I think, if I'm not hungover (could be hungover), I can manage five hours on the plot tomorrow before I have to do family things. Five hours is actually quite a long time for the little jobs I need to do, I reckon, so I'm going to set myself some fairly aggressive targets. I've got to take some plants over, to dig them into the ground, which could take two trips. But that's ok, give me an excuse to refill my thermos. Anyway, here's what I could achieve if I try:
Must do:
- plant runner bean seedlings
- plant spinach seedlings
- water beds
- thin out beet seedlings
- weed beds
- prepare courgette bed
- plant potatoes
Would also like to:
- finish pea cage (abhorrent nightmare job that has turned into)
- hacksaw blue bin into two strawberry pots
- plant courgette
- make a strawberry planter (this has to wait until last, it could take me days)
- turn wood mountain into discreet wood pile
- hack back a bit of couch grass
- plant parsnip/more carrot seeds
- dig out hose from under pile of matting and couch grass
- move waterbutt
- grab couple bagfuls of leaves from leaf bay for covered beds
When I write it down like that it sounds a bit easy (apart from the strawberry planter), and I think if I just worked hard I could do it. I just spend too much time fucking about. Fucking about is fine. Enjoyable, bit after only having one day down there in about a week, I've got to get some stuff done. Then I've got to cajole Mr G into helping me get some (yet more, always more) compost. This whole no dig bed notion is very attractive, but fuck me, it's organic material thirsty. I was bought some strawberry plants, which will definitely need compost (I didn't want these plants, explaining I was growing some alpine strawberries, albeit slowly) and I still have a bed of rock hard heavy clay that could do with a couple of hundred litres of compost before I can forget about it. Then in October, I can cover it with lots more expensive compost and manure, and then in the spring I can do that again and then I can plant stuff in it. This sounds easy in comparison to digging soil that one's spade bounces off, but until I have a substantial amount of homemade compost from my own bins, its a lot of cash. I hear rumours about getting municipal from the council delivered to the allotment site, but its mythical as far as I can tell. I've also become sceptical about the no-dig method's ability to really change the structure of very hard clay soils. How does it do it? Just worms? These worms would have to be superheroes.

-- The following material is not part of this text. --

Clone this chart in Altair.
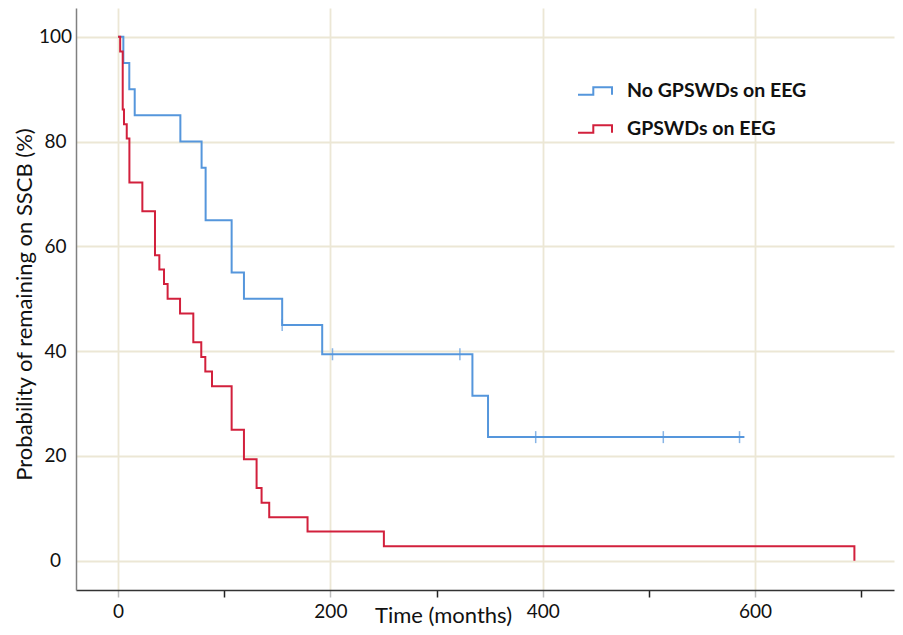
import altair as alt
import pandas as pd

# Kaplan-Meier steps
blue_name = "No GPSWDs on EEG"
red_name = "GPSWDs on EEG"

blue_time = [0, 5, 10.6, 15.7, 58.7, 78.7, 82.5, 107, 118.6, 154.6, 192.3, 333.8, 348.5, 590]
blue_surv = [100, 95, 90, 85, 80, 75, 65, 55, 50, 45, 39.4, 31.5, 23.6, 23.6]

red_time = [0, 2, 4.4, 5.6, 8.2, 10.7, 22.9, 34.8, 38.9, 43.3, 46.7, 58.4, 70.9, 78.4,
            82.2, 88.5, 107, 118.6, 130.5, 135.2, 142.4, 178.5, 250.4, 693.6]
red_surv = [100, 97.2, 86.1, 83.3, 80.6, 72.2, 66.7, 58.3, 55.6, 52.8, 50.0, 47.2, 41.7, 38.9,
            36.1, 33.3, 25.0, 19.4, 13.9, 11.1, 8.3, 5.6, 2.8, 0]

# censored observations (blue group)
cens_time = [154.6, 202, 322, 393.4, 513.6, 585.4]
cens_surv = [45, 39.4, 39.4, 23.6, 23.6, 23.6]

x_ticks = [0, 100, 200, 300, 400, 500, 600, 700]
y_ticks = [0, 20, 40, 60, 80, 100]

BLUE = "#5596dc"
RED = "#d2203c"
GRID = "#ece7d5"
FONT = "Lato"

lines = pd.DataFrame({
    "time": blue_time + red_time,
    "surv": blue_surv + red_surv,
    "group": [blue_name] * len(blue_time) + [red_name] * len(red_time),
})
cens = pd.DataFrame({"time": cens_time, "surv": cens_surv})

x_scale = alt.Scale(domain=[-39.6, 730.9], nice=False, zero=False)
y_scale = alt.Scale(domain=[-5.57, 105.48], nice=False, zero=False)

x_axis = alt.Axis(
    values=x_ticks,
    title="Time (months)",
    titleFont=FONT, titleFontSize=22, titleFontWeight="normal", titleColor="#111",
    titleX=367, titleY=32, titleAlign="center", titleBaseline="alphabetic",
    labelExpr="datum.value % 200 === 0 ? datum.label : ''",
    labelFont=FONT, labelFontSize=19, labelColor="#111", labelPadding=5,
    tickSize=7, tickWidth=1.5,
    tickColor={"condition": {"test": "datum.value % 200 === 0", "value": "#bdbdbd"}, "value": "#222"},
    grid=True, gridColor=GRID, gridWidth=1.8,
    gridOpacity={"condition": {"test": "datum.value % 200 === 0", "value": 1}, "value": 0},
    domainColor="#333", domainWidth=1.5,
)
y_axis = alt.Axis(
    values=y_ticks,
    title="Probability of remaining on SSCB (%)",
    titleFont=FONT, titleFontSize=22, titleFontWeight="normal", titleColor="#111",
    titleX=-52, titleY=296, titleAlign="center", titleBaseline="middle", titleAngle=270,
    labelFont=FONT, labelFontSize=19, labelColor="#111", labelAlign="center",
    labelPadding=21, ticks=False,
    grid=True, gridColor=GRID, gridWidth=1.8,
    domainColor="#808080", domainWidth=1.5,
)

step_path = "M-1,0.22H-0.1V-0.22H1V0.22"

line_layer = alt.Chart(lines).mark_line(interpolate="step-after", strokeWidth=2).encode(
    x=alt.X("time:Q", scale=x_scale, axis=x_axis),
    y=alt.Y("surv:Q", scale=y_scale, axis=y_axis),
    color=alt.Color(
        "group:N",
        scale=alt.Scale(domain=[blue_name, red_name], range=[BLUE, RED]),
        legend=alt.Legend(
            title=None, orient="none", legendX=501, legendY=65,
            symbolType=step_path, symbolSize=1156, symbolStrokeWidth=2,
            labelFont=FONT, labelFontSize=19.5, labelFontWeight="bold", labelColor="#111",
            labelOffset=14, labelLimit=0, rowPadding=10, padding=0,
        ),
    ),
    order=alt.Order("time:Q"),
)

cens_layer = alt.Chart(cens).mark_tick(orient="vertical", size=12, thickness=1.5, color=BLUE).encode(
    x=alt.X("time:Q", scale=x_scale),
    y=alt.Y("surv:Q", scale=y_scale),
)

chart = alt.layer(line_layer, cens_layer).properties(
    width=818, height=582,
    autosize=alt.AutoSizeParams(type="none"),
    padding={"left": 68, "top": 0, "right": 1, "bottom": 37},
    background="white",
).configure_view(strokeWidth=0)

chart.save("out.html", embed_options={"renderer": "svg", "actions": False})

I'm feeling negative about it because of the cost, and because of the difficulties, I know. If I drove, if I wasn't trying to do everything on a shoestring, I wouldn't be so nervy about it.
I'm feeling negative about it because of the cost, and because of the difficulties, I know. If I drove, if I wasn't trying to do everything on a shoestring, I wouldn't be so nervy about it.
But I've set my course, and I need to stick to it. All I can do now is what I can do. So lets hope I can do what's on the list.